* What this task involves *
Provide an exact copy of the lines from the beginning of the records through the line that includes "min_border_right=23, min_border_top=10, min_border_bottom=88)", and of no others.

::::::

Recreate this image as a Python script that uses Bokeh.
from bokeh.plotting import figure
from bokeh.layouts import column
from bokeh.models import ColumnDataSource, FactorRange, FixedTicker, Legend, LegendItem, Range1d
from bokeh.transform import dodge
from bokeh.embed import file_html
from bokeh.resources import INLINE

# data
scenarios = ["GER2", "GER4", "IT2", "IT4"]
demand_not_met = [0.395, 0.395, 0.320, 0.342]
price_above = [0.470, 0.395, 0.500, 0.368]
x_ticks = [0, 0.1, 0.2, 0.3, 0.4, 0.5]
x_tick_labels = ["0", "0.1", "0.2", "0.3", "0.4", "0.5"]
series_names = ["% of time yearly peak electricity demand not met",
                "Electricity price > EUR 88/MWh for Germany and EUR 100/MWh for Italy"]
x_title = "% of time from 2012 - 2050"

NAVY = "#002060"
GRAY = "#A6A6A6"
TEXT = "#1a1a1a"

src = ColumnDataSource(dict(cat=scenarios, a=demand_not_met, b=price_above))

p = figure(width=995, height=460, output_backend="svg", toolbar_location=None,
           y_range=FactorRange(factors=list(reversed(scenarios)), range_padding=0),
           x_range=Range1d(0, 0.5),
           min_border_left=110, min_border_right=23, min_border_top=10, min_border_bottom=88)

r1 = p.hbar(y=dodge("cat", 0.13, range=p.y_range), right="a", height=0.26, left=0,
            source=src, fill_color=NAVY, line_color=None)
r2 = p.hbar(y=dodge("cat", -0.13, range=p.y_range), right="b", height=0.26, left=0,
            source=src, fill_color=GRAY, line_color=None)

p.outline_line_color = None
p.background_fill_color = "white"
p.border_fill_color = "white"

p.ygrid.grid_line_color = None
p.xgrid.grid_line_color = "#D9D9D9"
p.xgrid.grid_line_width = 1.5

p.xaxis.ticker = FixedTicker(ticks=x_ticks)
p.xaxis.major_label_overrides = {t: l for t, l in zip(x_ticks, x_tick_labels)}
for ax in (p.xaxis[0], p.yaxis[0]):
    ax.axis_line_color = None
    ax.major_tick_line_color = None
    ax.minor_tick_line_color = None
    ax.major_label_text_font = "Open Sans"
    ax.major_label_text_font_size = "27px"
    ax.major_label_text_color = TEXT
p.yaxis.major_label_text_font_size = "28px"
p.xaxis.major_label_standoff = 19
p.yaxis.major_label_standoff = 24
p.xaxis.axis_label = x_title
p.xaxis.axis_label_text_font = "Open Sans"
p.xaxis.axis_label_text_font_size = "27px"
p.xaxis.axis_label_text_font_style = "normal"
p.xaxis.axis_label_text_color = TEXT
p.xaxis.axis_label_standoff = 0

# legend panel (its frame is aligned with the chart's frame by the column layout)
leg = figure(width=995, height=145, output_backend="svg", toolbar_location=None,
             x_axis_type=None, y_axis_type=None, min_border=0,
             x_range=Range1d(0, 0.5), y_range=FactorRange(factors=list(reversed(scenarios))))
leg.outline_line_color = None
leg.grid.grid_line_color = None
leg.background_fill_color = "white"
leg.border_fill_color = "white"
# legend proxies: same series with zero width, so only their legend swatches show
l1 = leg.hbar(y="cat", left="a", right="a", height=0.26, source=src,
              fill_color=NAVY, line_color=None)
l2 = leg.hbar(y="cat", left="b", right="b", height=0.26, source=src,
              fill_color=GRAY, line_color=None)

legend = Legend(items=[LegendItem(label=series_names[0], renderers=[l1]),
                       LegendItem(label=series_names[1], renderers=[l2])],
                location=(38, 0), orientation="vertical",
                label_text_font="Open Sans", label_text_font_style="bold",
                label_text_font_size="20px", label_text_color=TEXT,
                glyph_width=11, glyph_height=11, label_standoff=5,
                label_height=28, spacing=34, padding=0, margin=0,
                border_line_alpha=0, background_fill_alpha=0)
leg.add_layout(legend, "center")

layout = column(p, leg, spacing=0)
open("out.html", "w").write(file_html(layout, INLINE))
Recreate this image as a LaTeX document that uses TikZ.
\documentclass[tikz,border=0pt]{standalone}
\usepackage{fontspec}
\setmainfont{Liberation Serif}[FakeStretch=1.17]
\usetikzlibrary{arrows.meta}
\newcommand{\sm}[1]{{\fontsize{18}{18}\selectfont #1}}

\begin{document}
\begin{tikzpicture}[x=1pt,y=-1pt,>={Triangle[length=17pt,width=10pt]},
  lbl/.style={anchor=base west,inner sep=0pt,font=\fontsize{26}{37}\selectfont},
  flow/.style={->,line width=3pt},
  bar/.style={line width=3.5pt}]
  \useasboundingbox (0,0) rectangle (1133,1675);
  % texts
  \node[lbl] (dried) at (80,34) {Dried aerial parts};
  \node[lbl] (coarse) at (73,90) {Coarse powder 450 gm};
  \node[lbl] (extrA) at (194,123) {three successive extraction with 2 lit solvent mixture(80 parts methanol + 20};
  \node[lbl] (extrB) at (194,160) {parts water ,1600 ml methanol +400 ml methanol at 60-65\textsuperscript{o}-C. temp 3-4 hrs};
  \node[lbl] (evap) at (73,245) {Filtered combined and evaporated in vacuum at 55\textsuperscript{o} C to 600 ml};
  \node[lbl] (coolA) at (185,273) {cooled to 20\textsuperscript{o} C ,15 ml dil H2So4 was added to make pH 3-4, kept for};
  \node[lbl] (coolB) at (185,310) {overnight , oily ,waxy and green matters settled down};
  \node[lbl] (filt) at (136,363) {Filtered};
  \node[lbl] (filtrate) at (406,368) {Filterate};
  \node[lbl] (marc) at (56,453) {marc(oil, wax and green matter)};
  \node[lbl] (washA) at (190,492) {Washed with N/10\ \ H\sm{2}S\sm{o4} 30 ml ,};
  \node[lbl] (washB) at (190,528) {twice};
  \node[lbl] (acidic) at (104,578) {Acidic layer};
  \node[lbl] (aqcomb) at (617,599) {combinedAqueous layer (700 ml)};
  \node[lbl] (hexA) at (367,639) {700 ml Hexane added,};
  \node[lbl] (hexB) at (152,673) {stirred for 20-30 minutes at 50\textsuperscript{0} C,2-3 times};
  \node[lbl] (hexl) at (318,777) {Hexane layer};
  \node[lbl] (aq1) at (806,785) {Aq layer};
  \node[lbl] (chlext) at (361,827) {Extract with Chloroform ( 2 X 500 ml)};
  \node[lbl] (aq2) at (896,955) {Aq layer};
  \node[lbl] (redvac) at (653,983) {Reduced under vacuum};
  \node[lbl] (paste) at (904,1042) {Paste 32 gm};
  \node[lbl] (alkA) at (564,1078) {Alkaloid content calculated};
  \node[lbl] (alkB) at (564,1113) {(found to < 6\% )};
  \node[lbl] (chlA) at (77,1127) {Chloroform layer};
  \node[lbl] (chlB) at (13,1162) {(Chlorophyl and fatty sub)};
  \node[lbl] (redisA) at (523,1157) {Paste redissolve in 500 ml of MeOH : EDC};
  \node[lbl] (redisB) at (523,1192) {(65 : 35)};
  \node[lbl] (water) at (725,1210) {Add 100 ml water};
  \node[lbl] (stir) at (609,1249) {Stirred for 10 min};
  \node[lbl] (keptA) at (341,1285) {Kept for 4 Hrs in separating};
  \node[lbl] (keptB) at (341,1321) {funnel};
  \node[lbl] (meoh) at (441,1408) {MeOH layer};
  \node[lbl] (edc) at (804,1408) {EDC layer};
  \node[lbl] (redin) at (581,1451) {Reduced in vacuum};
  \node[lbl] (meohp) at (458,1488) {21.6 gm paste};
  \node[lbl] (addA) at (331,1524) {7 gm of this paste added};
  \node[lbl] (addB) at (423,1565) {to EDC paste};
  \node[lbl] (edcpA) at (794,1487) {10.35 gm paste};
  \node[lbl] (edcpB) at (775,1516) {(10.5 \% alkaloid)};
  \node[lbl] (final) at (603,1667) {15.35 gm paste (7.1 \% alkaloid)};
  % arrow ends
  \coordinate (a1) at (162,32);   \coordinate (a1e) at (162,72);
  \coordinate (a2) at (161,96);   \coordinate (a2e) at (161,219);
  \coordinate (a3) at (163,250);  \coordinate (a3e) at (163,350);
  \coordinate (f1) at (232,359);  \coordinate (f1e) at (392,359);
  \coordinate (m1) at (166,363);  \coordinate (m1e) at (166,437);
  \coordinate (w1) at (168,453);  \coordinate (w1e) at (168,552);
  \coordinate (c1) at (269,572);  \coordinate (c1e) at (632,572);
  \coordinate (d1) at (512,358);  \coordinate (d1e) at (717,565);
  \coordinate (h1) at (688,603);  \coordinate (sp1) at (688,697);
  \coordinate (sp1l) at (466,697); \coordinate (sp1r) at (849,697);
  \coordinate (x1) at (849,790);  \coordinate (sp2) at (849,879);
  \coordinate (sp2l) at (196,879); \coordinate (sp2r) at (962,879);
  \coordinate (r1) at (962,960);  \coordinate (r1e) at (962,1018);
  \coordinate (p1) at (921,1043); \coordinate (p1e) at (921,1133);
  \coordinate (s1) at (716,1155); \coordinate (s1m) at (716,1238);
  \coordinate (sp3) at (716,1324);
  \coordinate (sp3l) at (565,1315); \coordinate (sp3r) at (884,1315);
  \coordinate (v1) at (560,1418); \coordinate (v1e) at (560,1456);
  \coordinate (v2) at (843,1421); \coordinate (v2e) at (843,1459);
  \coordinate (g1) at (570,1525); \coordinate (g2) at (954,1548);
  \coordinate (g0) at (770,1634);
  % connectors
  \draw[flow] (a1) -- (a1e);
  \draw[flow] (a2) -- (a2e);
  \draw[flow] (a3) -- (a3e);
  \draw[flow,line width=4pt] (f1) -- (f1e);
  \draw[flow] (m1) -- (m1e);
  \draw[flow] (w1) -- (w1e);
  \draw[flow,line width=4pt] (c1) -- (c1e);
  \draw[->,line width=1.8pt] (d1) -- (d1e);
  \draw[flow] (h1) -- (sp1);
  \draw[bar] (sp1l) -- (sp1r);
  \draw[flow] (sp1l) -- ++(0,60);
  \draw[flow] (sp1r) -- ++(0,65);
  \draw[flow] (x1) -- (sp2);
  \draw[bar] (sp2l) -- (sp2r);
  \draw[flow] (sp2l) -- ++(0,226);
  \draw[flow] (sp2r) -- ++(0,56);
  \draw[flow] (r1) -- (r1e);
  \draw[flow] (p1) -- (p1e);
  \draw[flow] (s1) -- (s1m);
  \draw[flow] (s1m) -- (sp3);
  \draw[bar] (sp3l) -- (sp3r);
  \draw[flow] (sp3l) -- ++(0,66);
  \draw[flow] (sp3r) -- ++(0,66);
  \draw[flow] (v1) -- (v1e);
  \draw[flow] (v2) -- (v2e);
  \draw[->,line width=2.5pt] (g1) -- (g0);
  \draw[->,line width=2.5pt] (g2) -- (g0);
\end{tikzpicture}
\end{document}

::::::

* Completed exercise *
Recreate this image as a Python script that uses Bokeh.
from bokeh.plotting import figure
from bokeh.layouts import column
from bokeh.models import ColumnDataSource, FactorRange, FixedTicker, Legend, LegendItem, Range1d
from bokeh.transform import dodge
from bokeh.embed import file_html
from bokeh.resources import INLINE

# data
scenarios = ["GER2", "GER4", "IT2", "IT4"]
demand_not_met = [0.395, 0.395, 0.320, 0.342]
price_above = [0.470, 0.395, 0.500, 0.368]
x_ticks = [0, 0.1, 0.2, 0.3, 0.4, 0.5]
x_tick_labels = ["0", "0.1", "0.2", "0.3", "0.4", "0.5"]
series_names = ["% of time yearly peak electricity demand not met",
                "Electricity price > EUR 88/MWh for Germany and EUR 100/MWh for Italy"]
x_title = "% of time from 2012 - 2050"

NAVY = "#002060"
GRAY = "#A6A6A6"
TEXT = "#1a1a1a"

src = ColumnDataSource(dict(cat=scenarios, a=demand_not_met, b=price_above))

p = figure(width=995, height=460, output_backend="svg", toolbar_location=None,
           y_range=FactorRange(factors=list(reversed(scenarios)), range_padding=0),
           x_range=Range1d(0, 0.5),
           min_border_left=110, min_border_right=23, min_border_top=10, min_border_bottom=88)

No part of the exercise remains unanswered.